2. Rinse and wash the test tubes with soap, then rinse with plenty of tap water.
3. Place clean test tubes in the bucket.
4. Used pipettes go in trash.
5. Turn off hot plates.
Question 29. Iodine experiment conclusions:
a. Was your hypothesis supported, refuted or were your results inconclusive?
Replace this text with your answer.
b. Describe how analysis of your results led to your conclusion:
Replace this text with your answer.
Question 30. You may be aware that iodine has been used as an antiseptic. What is an
antiseptic? (Look up the definition.)
Replace this text with your answer.
Question 31. What have you learned about iodine to help you understand its use as an
antiseptic?
Replace this text with your answer.

Guidance for Enzyme Lab Report
This lab report will focus on your evaluation of how temperature and pH affect the rate of enzyme
activity.
Introduction / Purpose (5 points)
Why did we do this lab?
Are there any important concepts or explanations that are relevant to the reader’s understanding of
the purpose and background of the lab?
What is invertase? What chemical reaction does it catalyze? This can be a diagram.
What were your hypotheses for each of the experimental procedures we conducted?
What is Benedict’s test? How and why does it work? Why did we use it? What are reducing
sugars?
Materials & Methods (5 points)
Follow the directions provided above regarding the level of detail to include here.
Convey the experimental design using a labeled diagram or image, if desired.
Results & Data (5 points)
Include any tables from the lab containing the data you collected
Include a written statement of the results of every single experiment you conducted.
Discussion & Conclusion (10 points)
Scientifically interpret your results for every experiment you conducted.
This means every temperature, and every pH.
Can you relate your results to Brownian motion or diffusion?
Can you relate your results to the effect of pH on secondary structure?
What does it actually mean when an enzyme is denatured by heat?
Say you obtained a negative result from Benedict’s test when you carried out the chemical reaction
at the highest pH.
Why did you observe these results? You must provide an explanation that is based on your
knowledge of enzymes, how they function, etc.
You may not completely understand why the invertase didn’t function in those conditions…it is your
job to learn this.
You may have to reference your textbook or another reference to gain sufficient understanding of
your experimental outcomes! 🙂

1. State and interpret your results for the enzyme experiment at each of the four temperatures.
Did your results make sense? Why or why not?
What did your results tell you about enzyme activity under each temperature condition?
Why did invertase behave the way it did in each condition?

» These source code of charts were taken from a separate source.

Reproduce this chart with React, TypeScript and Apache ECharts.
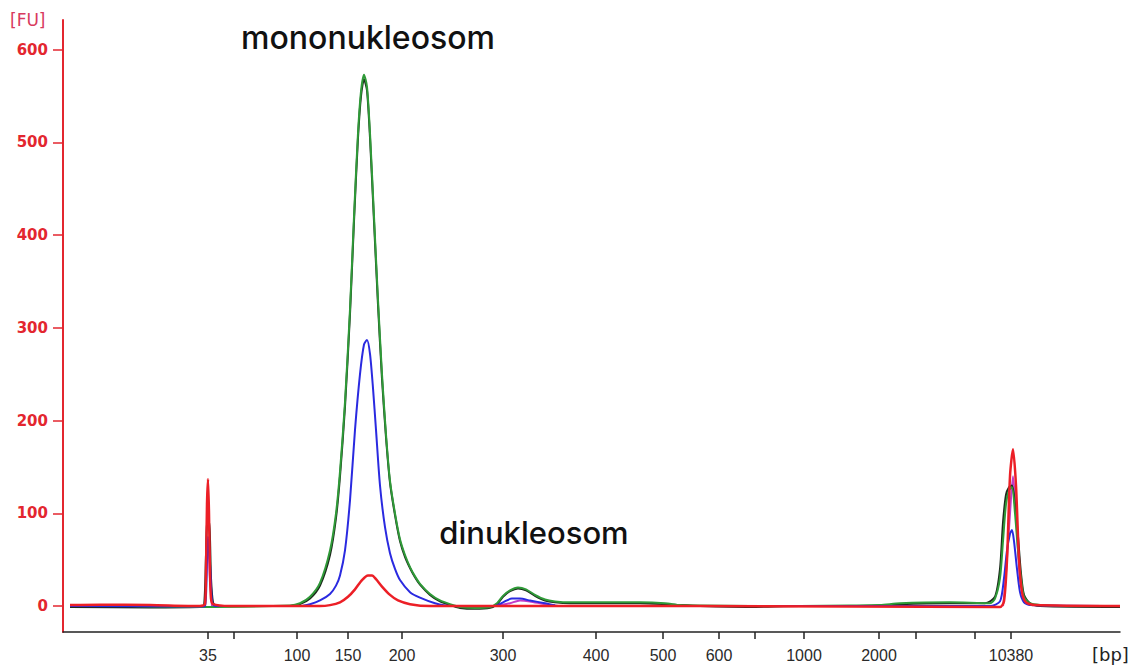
import { useEffect, useRef } from "react";
import * as echarts from "echarts";

// x = migration position (arbitrary units, linear along the run), y = fluorescence [FU]
const tickPositions = [208, 234, 297, 348, 402, 503, 596, 663, 719, 755, 804, 879, 916, 975, 1011];
const tickLabels = ["35", "", "100", "150", "200", "300", "400", "500", "600", "", "1000", "2000", "", "", "10380"];
const yTicks = [0, 100, 200, 300, 400, 500, 600];

const blackX = [70, 150, 200, 204, 206, 207, 209, 210, 211, 213, 216, 290, 300, 310, 320, 330, 336, 340, 345, 350, 354, 358, 361, 364, 367, 370, 374, 378, 382, 386, 390, 395, 400, 405, 410, 415, 420, 430, 440, 450, 460, 475, 490, 497, 503, 510, 518, 526, 535, 545, 555, 570, 600, 640, 665, 680, 700, 750, 800, 850, 880, 900, 950, 985, 995, 1000, 1003, 1006, 1009, 1012, 1015, 1018, 1021, 1024, 1030, 1040, 1120];
const blackY = [-1, -1.5, -1, 0, 55, 88, 92, 72, 30, 4, 0, 0, 2, 8, 22, 55, 95, 140, 215, 315, 415, 505, 550, 568, 556, 505, 415, 325, 245, 182, 133, 98, 70, 53, 41, 31, 23, 12, 5, 1, -2, -3, -2, 2, 10, 16, 19, 17, 11, 6, 4, 3, 3, 3, 2, 1, 0, -1, 0, 0, 0.5, 2, 3, 3, 10, 40, 90, 120, 128, 130, 110, 75, 35, 12, 3, 0, -1];

const greenX = [70, 100, 150, 200, 290, 300, 310, 320, 330, 336, 340, 345, 350, 354, 358, 361, 364, 367, 370, 374, 378, 382, 386, 390, 395, 400, 405, 410, 415, 420, 430, 440, 450, 460, 475, 490, 497, 503, 510, 518, 526, 535, 545, 555, 570, 600, 640, 665, 680, 700, 750, 800, 850, 880, 900, 950, 990, 995, 1000, 1003, 1006, 1009, 1012, 1015, 1018, 1021, 1024, 1030, 1040, 1060, 1120];
const greenY = [0, 0.5, -0.5, -1, 0.5, 3, 10, 25, 60, 100, 145, 220, 320, 420, 510, 555, 573, 560, 510, 420, 330, 250, 185, 135, 100, 72, 55, 42, 32, 24, 13, 6, 2, -1, -2, -1, 3, 11, 17, 20, 18, 12, 7, 5, 4, 4, 4, 3, 1, 0.5, 0, 0, 0.5, 1, 3, 4, 3, 8, 30, 70, 110, 125, 128, 100, 60, 30, 10, 3, 1, 0, 0];

// magenta trace is only visible in short stretches (null = gap)
const magentaX = [205, 207, 208, 210, 212, 213, 500, 510, 520, 530, 545, 555, 556, 1003, 1005, 1010, 1013, 1016, 1020, 1025];
const magentaY = [0, 50, 70, 30, 0, null, 1, 3, 6, 5, 2, 1, null, 0, 20, 100, 140, 100, 30, 3];

const blueX = [70, 200, 205, 207, 208, 210, 212, 215, 300, 310, 320, 330, 336, 340, 345, 350, 355, 360, 364, 367, 370, 373, 376, 380, 385, 390, 395, 400, 410, 420, 435, 450, 495, 503, 512, 520, 530, 545, 560, 700, 880, 990, 1000, 1004, 1007, 1010, 1012, 1014, 1017, 1020, 1024, 1030, 1120];
const blueY = [0, -0.5, 0, 50, 75, 45, 5, 0, 0, 2, 6, 13, 22, 33, 60, 114, 190, 250, 282, 287, 272, 235, 190, 130, 85, 57, 40, 28, 15, 9, 3, 0, 0, 4, 8, 8, 6, 3, 0, 0, 0, 0, 5, 30, 60, 78, 82, 70, 40, 15, 4, 1, 0];

const redX = [70, 100, 150, 200, 205, 206, 207, 208, 209, 210, 211, 213, 230, 300, 320, 330, 340, 348, 355, 362, 368, 372, 376, 382, 390, 398, 410, 430, 500, 700, 1000, 1004, 1007, 1010, 1013, 1016, 1019, 1022, 1026, 1035, 1120];
const redY = [1, 1.5, 1, 0, 2, 40, 110, 137, 100, 35, 8, 2, 0, 0, 0, 1, 4, 10, 18, 28, 33, 33, 29, 21, 12, 6, 2, 0, 0, 0, -1, 5, 50, 140, 169, 130, 50, 15, 4, 1, 0];

const zip = (xs: number[], ys: (number | null)[]) => xs.map((x, i) => [x, ys[i] === null ? "-" : ys[i]]);

const RED_AXIS = "#e3262f";

export default function App() {
  const ref = useRef<HTMLDivElement>(null);
  useEffect(() => {
    if (!ref.current) return;
    const chart = echarts.init(ref.current, undefined, { renderer: "svg" });
    const labeled = tickPositions.filter((_, i) => tickLabels[i] !== "");
    const mkSeries = (name: string, color: string, xs: number[], ys: (number | null)[], width = 2) => ({
      name,
      type: "line",
      data: zip(xs, ys),
      symbol: "none",
      smooth: 0.25,
      connectNulls: false,
      lineStyle: { color, width },
      z: 2,
    });
    chart.setOption({
      animation: false,
      backgroundColor: "#ffffff",
      grid: { left: 63, right: 20, top: 20, bottom: 34 },
      xAxis: {
        type: "value",
        min: 63,
        max: 1120,
        axisLine: { show: true, onZero: false, lineStyle: { color: "#222", width: 1.5 } },
        axisTick: {
          show: true,
          customValues: tickPositions,
          length: 7,
          lineStyle: { color: "#222", width: 1.5 },
        },
        axisLabel: {
          customValues: labeled,
          formatter: (v: number) => tickLabels[tickPositions.indexOf(v)] ?? "",
          color: "#2a2a2a",
          fontSize: 16,
          fontFamily: "Liberation Sans",
          margin: 15,
        },
        splitLine: { show: false },
      },
      yAxis: {
        type: "value",
        min: -28,
        max: 632,
        axisLine: { show: true, lineStyle: { color: RED_AXIS, width: 2 } },
        axisTick: {
          show: true,
          customValues: yTicks,
          length: 10,
          lineStyle: { color: RED_AXIS, width: 1.5 },
        },
        axisLabel: {
          customValues: yTicks,
          color: RED_AXIS,
          fontSize: 15,
          fontWeight: "bold",
          fontFamily: "DejaVu Sans",
          margin: 15,
        },
        splitLine: { show: false },
      },
      series: [
        mkSeries("magenta", "#c23cc8", magentaX, magentaY),
        mkSeries("dark", "#1c2a1c", blackX, blackY),
        mkSeries("green", "#2f9a38", greenX, greenY),
        mkSeries("blue", "#2a2ae0", blueX, blueY),
        mkSeries("red", "#ec1f26", redX, redY, 2.5),
      ],
      graphic: [
        {
          type: "text",
          left: 10,
          top: 11,
          style: { text: "[FU]", fill: "#d83a5e", fontSize: 17, fontFamily: "DejaVu Sans" },
        },
        {
          type: "text",
          left: 1092,
          top: 645,
          style: { text: "[bp]", fill: "#222", fontSize: 18, fontFamily: "DejaVu Sans" },
        },
        {
          type: "text",
          x: 368,
          y: 37,
          style: {
            text: "mononukleosom",
            fill: "#111",
            fontSize: 32,
            fontWeight: 500,
            fontFamily: "Inter",
            align: "center",
            verticalAlign: "middle",
          },
        },
        {
          type: "text",
          x: 534,
          y: 532,
          style: {
            text: "dinukleosom",
            fill: "#111",
            fontSize: 31,
            fontWeight: 500,
            fontFamily: "Inter",
            align: "center",
            verticalAlign: "middle",
          },
        },
      ],
    });
    return () => chart.dispose();
  }, []);
  return (
    <div
      ref={ref}
      style={{ position: "absolute", left: 0, top: 0, width: 1140, height: 666, background: "#fff" }}
    />
  );
}
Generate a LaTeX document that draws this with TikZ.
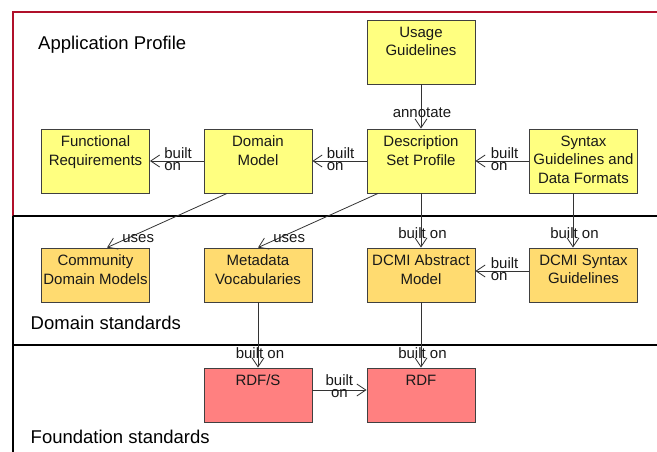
\documentclass[tikz,border=0pt]{standalone}
\usepackage{fontspec}
\setmainfont{Liberation Sans}
\usetikzlibrary{arrows.meta}

\definecolor{apyellow}{RGB}{255,255,128}
\definecolor{dsorange}{RGB}{255,219,112}
\definecolor{fdsalmon}{RGB}{255,128,128}
\definecolor{framered}{RGB}{176,16,42}

\newcommand{\boxfont}{\fontsize{15}{18.5}\selectfont}
\newcommand{\edgefont}{\fontsize{15}{12}\selectfont}
\newcommand{\areafont}{\fontsize{18.5}{22}\selectfont}

\tikzset{
  stdbox/.style={draw=black!75, line width=0.9pt, minimum width=108pt, inner sep=0pt},
  apbox/.style={stdbox, minimum height=64pt, fill=apyellow},
  dsbox/.style={stdbox, minimum height=54pt, fill=dsorange},
  fdbox/.style={stdbox, minimum height=54pt, fill=fdsalmon},
  boxtext/.style={anchor=north, yshift=-7pt, align=center, font=\boxfont, inner sep=0pt, text=black!90},
  edgelab/.style={font=\edgefont, inner sep=0pt, text=black!90},
  area/.style={font=\areafont, inner sep=0pt, anchor=base west},
  >={Straight Barb[length=9pt,width=12pt]},
  conn/.style={draw=black!80, line width=0.8pt, ->},
}

\begin{document}
\begin{tikzpicture}[x=1pt,y=-1pt]
\useasboundingbox (0,0) rectangle (657,452);

% frames of the three layers
\draw [framered, line width=2pt] (657,12.5) -- (13,12.5) -- (13,216);
\draw [black, line width=2.5pt] (13,216) -- (657,216);
\draw [black, line width=2.5pt] (13,345) -- (657,345);
\draw [black, line width=2pt] (13,216) -- (13,452);
\node (aplabel) [area] at (38,50) {Application Profile};
\node (dslabel) [area] at (30.5,329.5) {Domain standards};
\node (fdlabel) [area] at (30.5,443.5) {Foundation standards};

% application profile
\node (usage) [apbox,label={[boxtext]north:Usage\\Guidelines}] at (421,52) {};
\node (funreq) [apbox,label={[boxtext]north:Functional\\Requirements}] at (95.5,161) {};
\node (dommod) [apbox,label={[boxtext]north:Domain\\Model}] at (258,161) {};
\node (dsp) [apbox,label={[boxtext]north:Description\\Set Profile}] at (421,161) {};
\node (synfmt) [apbox,label={[boxtext]north:Syntax\\Guidelines and\\Data Formats}] at (583.5,161) {};

% domain standards
\node (commod) [dsbox,label={[boxtext]north:Community\\Domain Models}] at (95.5,275) {};
\node (metavoc) [dsbox,label={[boxtext]north:Metadata\\Vocabularies}] at (258,275) {};
\node (dcmiam) [dsbox,label={[boxtext]north:DCMI Abstract\\Model}] at (421,275) {};
\node (dcmisyn) [dsbox,label={[boxtext]north:DCMI Syntax\\Guidelines}] at (583.5,275) {};

% foundation standards
\node (rdfs) [fdbox,label={[boxtext]north:RDF/S}] at (258,395) {};
\node (rdf) [fdbox,label={[boxtext]north:RDF}] at (421,395) {};

\draw [conn] (usage) -- (dsp) node[edgelab,at end,anchor=base,yshift=11.5pt,xshift=1pt] {annotate};
\draw [conn] (dommod) -- (funreq) node[edgelab,at end,anchor=west,xshift=14pt,yshift=2pt,align=left] {built\\on};
\draw [conn] (dsp) -- (dommod) node[edgelab,at end,anchor=west,xshift=14pt,yshift=2pt,align=left] {built\\on};
\draw [conn] (synfmt) -- (dsp) node[edgelab,at end,anchor=west,xshift=15pt,yshift=2pt,align=left] {built\\on};
\draw [conn] ([xshift=-31pt]dommod.south) -- ([xshift=11.5pt]commod.north) node[edgelab,at end,anchor=base west,xshift=15pt,yshift=5pt] {uses};
\draw [conn] ([xshift=-43pt]dsp.south) -- (metavoc.north) node[edgelab,at end,anchor=base west,xshift=15pt,yshift=5pt] {uses};
\draw [conn] (dsp) -- (dcmiam) node[edgelab,at end,anchor=base,yshift=9pt,xshift=1.5pt] {built on};
\draw [conn] ([xshift=-10.5pt]synfmt.south) -- ([xshift=-10.5pt]dcmisyn.north) node[edgelab,at end,anchor=base,yshift=9pt,xshift=1.5pt] {built on};
\draw [conn] ([yshift=4pt]dcmisyn.west) -- ([yshift=4pt]dcmiam.east) node[edgelab,at end,anchor=west,xshift=15pt,yshift=2pt,align=left] {built\\on};
\draw [conn] (metavoc) -- (rdfs) node[edgelab,at end,anchor=base,yshift=9pt,xshift=2pt] {built on};
\draw [conn] (dcmiam) -- (rdf) node[edgelab,at end,anchor=base,yshift=9pt,xshift=1.5pt] {built on};
\draw [conn] ([yshift=5pt]rdfs.east) -- ([yshift=5pt]rdf.west) node[edgelab,at end,anchor=east,xshift=-13pt,yshift=4pt,align=center] {built\\on};
\end{tikzpicture}
\end{document}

What conclusions can you draw about the activity of invertase in biological organisms?
Use your textbook and other resources to better understand and explain your results.
ANY INFORMATION YOU DERIVE FROM ANOTHER SOURCE MUST BE CITED.
2. State and interpret your results for the enzyme experiment at each of the four pH levels.
Did your results make sense? Why or why not?
What did your results tell you about enzyme activity under each condition?
Why did invertase behave the way it did in each condition?
What conclusions can you draw about the activity of invertase in biological organisms?
Use your textbook and other resources to better understand and explain your results.
ANY INFORMATION YOU DERIVE FROM ANOTHER SOURCE MUST BE CITED.
3. Create a diagram or flow chart showing the experimental procedure for the enzyme temperature
and pH experiments.
4. Explain the chemistry behind Benedict’s reagent. How is Benedict’s reagent affected by the
presence of reducing sugars? Chemically speaking, why does this change take place?
5. Given your answers to question 4, why do we use Benedict’s reagent to test for the activity of
invertase?
6. Draw the chemical equation for the breakdown of sucrose.